## Exercise goal
Write the lines out exactly as they stand, from the one containing "Recreate this image" through the one containing "199, 198.5, 198];", and only those. Omit pictures.

## Source code of charts
****
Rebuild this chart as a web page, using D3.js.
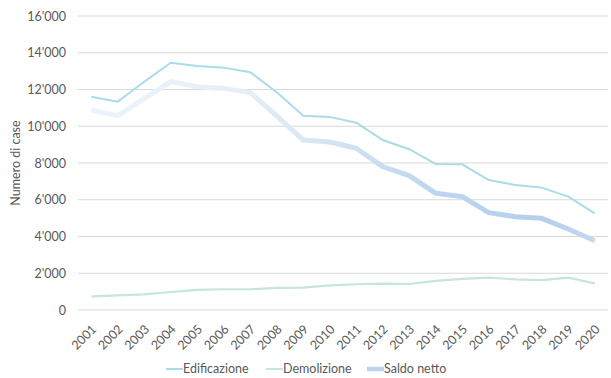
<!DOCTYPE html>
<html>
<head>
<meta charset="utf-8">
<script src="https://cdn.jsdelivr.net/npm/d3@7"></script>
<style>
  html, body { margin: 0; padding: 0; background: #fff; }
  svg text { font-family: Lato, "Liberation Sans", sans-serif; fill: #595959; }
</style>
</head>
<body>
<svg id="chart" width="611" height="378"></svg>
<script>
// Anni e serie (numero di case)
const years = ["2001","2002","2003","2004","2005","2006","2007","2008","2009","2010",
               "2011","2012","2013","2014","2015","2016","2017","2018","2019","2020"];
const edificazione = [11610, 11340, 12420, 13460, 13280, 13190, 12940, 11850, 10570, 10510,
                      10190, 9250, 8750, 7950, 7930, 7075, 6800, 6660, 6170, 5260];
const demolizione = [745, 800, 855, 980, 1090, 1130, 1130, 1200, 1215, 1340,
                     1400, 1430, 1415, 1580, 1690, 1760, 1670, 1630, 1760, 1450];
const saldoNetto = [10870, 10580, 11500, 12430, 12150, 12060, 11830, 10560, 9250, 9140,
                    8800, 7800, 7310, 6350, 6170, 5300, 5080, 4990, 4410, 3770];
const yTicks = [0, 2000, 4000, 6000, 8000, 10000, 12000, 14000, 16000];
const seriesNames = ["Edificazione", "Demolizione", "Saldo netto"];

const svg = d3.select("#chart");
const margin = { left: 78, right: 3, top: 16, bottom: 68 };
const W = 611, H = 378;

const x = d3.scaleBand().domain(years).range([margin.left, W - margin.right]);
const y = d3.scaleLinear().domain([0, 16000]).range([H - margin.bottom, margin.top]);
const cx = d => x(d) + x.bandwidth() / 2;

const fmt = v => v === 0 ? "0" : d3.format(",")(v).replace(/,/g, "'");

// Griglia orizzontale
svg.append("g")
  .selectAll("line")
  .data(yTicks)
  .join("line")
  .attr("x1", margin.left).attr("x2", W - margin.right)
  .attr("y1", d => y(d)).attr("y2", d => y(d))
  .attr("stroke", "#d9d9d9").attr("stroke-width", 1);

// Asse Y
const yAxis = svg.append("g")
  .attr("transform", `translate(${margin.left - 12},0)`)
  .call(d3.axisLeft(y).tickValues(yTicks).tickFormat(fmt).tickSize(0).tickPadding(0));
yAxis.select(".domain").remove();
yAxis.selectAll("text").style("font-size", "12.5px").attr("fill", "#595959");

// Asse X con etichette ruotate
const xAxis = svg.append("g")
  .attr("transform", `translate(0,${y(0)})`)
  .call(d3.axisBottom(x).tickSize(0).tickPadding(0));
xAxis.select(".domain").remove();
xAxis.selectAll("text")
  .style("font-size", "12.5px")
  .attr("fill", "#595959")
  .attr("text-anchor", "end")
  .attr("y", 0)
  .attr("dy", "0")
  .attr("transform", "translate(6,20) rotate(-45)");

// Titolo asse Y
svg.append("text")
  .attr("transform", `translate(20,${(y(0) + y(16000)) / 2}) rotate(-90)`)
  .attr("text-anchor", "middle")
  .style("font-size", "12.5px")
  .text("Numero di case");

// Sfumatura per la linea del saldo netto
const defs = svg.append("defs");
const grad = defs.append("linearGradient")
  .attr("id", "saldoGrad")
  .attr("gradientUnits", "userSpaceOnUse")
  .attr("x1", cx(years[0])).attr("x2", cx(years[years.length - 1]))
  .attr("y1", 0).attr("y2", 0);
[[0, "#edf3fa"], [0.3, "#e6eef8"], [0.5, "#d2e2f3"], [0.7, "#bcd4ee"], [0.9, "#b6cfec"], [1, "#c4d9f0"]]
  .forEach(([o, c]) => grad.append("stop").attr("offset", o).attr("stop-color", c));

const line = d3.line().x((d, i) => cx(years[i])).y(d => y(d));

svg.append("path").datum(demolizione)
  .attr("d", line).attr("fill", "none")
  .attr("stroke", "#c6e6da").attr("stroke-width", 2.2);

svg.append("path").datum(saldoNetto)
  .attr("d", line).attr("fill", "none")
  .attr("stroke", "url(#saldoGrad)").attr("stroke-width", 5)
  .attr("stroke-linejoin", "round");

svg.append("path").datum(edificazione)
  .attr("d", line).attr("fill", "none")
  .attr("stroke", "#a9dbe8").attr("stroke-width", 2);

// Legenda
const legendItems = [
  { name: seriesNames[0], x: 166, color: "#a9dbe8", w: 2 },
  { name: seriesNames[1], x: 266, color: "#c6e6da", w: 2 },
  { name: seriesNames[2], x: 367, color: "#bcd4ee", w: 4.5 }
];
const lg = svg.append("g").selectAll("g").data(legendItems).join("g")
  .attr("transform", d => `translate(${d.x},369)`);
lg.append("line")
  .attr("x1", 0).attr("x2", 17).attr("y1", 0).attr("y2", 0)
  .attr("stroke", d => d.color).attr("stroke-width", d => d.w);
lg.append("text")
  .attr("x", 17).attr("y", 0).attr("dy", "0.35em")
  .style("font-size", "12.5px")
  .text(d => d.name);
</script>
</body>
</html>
****
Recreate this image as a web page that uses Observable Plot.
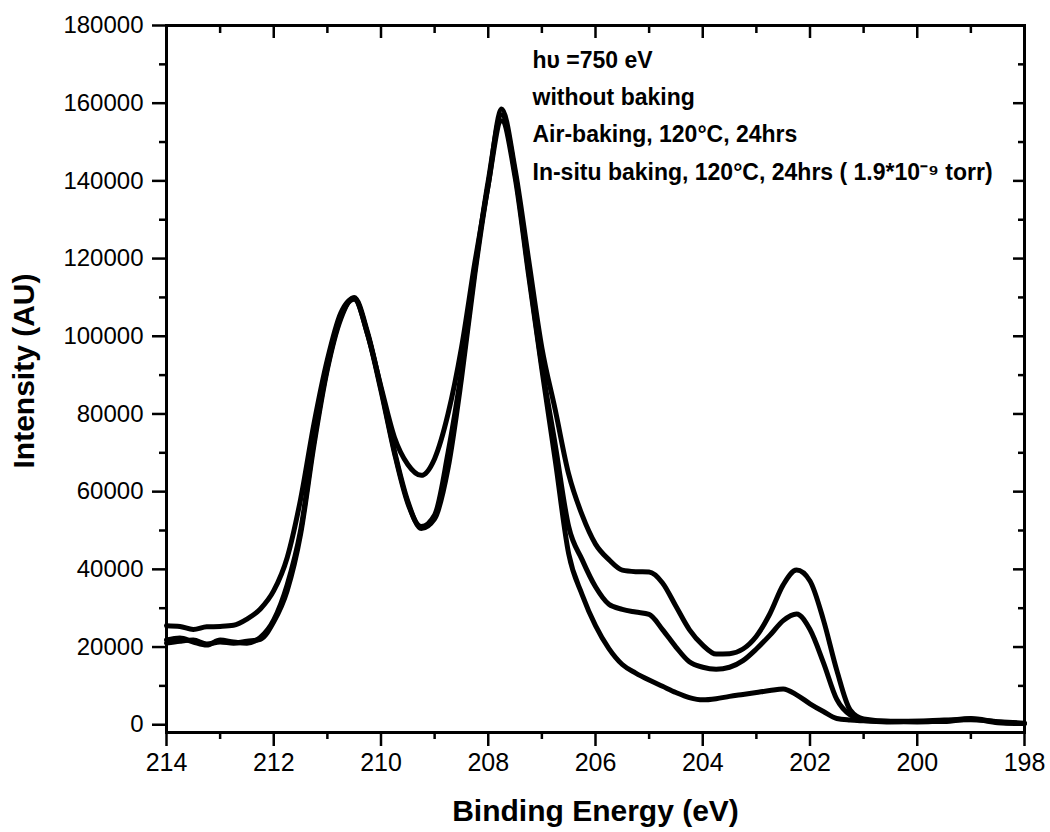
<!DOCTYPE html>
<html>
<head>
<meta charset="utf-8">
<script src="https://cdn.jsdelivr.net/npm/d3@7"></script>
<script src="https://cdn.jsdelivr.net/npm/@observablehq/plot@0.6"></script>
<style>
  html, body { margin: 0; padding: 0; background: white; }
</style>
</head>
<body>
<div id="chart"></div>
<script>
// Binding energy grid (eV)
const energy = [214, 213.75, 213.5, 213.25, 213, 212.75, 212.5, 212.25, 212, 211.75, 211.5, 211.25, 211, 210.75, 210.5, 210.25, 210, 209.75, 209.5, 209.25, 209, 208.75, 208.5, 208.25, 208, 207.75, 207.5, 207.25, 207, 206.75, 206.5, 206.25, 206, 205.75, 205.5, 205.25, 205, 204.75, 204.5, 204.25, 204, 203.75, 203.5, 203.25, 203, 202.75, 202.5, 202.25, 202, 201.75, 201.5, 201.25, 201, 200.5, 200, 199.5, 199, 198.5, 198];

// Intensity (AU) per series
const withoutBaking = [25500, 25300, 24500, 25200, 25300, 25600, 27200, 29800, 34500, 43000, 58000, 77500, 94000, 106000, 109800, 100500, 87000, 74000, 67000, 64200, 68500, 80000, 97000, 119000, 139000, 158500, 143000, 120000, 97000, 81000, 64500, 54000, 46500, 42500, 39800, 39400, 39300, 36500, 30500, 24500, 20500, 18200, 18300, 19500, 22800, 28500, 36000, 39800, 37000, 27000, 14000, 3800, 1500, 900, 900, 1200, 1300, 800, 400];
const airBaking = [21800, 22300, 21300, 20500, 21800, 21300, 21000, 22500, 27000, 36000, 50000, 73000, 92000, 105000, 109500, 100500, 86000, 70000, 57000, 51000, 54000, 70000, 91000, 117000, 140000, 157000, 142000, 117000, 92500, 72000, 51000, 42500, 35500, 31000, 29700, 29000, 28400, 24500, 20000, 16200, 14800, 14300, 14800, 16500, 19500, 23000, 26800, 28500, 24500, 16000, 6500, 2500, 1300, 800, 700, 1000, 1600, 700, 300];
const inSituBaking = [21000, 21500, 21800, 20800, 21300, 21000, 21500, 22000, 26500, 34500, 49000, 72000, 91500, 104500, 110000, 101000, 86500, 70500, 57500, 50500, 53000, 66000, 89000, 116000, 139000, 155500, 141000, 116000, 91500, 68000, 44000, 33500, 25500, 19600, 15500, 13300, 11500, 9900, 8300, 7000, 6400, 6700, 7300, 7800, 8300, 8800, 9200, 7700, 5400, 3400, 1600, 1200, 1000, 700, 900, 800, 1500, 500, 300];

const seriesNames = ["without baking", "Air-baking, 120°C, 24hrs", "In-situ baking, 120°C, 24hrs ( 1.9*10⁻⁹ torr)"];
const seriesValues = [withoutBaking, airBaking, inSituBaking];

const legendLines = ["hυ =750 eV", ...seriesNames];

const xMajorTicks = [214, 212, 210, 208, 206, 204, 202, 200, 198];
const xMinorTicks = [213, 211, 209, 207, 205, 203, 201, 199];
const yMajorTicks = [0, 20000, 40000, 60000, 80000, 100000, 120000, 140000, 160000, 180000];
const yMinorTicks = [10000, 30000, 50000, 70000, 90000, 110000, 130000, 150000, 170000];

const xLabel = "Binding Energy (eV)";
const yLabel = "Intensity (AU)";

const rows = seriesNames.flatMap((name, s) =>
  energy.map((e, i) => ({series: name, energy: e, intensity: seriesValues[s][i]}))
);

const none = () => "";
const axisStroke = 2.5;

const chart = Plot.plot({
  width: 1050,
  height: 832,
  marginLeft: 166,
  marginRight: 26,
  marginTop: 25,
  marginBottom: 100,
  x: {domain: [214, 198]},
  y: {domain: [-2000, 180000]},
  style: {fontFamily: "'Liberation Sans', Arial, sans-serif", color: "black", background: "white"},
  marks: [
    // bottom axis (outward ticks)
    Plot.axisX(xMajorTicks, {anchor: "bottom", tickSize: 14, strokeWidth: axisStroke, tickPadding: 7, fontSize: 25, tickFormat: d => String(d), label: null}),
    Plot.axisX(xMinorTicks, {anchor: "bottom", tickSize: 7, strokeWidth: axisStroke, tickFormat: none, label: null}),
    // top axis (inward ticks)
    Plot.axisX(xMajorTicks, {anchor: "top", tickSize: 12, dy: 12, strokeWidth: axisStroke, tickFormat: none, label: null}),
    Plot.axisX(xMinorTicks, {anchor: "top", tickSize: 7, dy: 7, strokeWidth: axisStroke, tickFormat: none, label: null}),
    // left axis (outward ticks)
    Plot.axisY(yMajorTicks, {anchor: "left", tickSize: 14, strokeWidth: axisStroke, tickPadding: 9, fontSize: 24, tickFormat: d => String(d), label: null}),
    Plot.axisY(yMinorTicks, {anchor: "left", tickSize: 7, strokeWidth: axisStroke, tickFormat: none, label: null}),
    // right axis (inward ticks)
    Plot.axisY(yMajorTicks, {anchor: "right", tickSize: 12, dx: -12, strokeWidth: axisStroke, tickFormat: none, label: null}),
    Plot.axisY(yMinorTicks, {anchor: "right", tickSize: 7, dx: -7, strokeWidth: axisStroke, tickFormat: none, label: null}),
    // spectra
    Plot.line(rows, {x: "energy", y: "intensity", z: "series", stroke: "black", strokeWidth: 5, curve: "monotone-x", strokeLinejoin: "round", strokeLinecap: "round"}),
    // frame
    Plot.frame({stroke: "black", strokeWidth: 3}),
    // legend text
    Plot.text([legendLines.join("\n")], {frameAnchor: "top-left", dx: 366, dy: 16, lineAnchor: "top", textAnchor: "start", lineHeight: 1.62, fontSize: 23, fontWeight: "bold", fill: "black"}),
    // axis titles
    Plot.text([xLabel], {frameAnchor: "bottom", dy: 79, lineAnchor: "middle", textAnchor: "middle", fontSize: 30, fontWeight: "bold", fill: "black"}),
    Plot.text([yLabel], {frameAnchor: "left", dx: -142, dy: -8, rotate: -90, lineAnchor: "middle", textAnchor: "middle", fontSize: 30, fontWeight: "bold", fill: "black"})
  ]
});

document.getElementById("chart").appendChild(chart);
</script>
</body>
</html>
****
## Written answer
Recreate this image as a web page that uses Observable Plot.
<!DOCTYPE html>
<html>
<head>
<meta charset="utf-8">
<script src="https://cdn.jsdelivr.net/npm/d3@7"></script>
<script src="https://cdn.jsdelivr.net/npm/@observablehq/plot@0.6"></script>
<style>
  html, body { margin: 0; padding: 0; background: white; }
</style>
</head>
<body>
<div id="chart"></div>
<script>
// Binding energy grid (eV)
const energy = [214, 213.75, 213.5, 213.25, 213, 212.75, 212.5, 212.25, 212, 211.75, 211.5, 211.25, 211, 210.75, 210.5, 210.25, 210, 209.75, 209.5, 209.25, 209, 208.75, 208.5, 208.25, 208, 207.75, 207.5, 207.25, 207, 206.75, 206.5, 206.25, 206, 205.75, 205.5, 205.25, 205, 204.75, 204.5, 204.25, 204, 203.75, 203.5, 203.25, 203, 202.75, 202.5, 202.25, 202, 201.75, 201.5, 201.25, 201, 200.5, 200, 199.5, 199, 198.5, 198];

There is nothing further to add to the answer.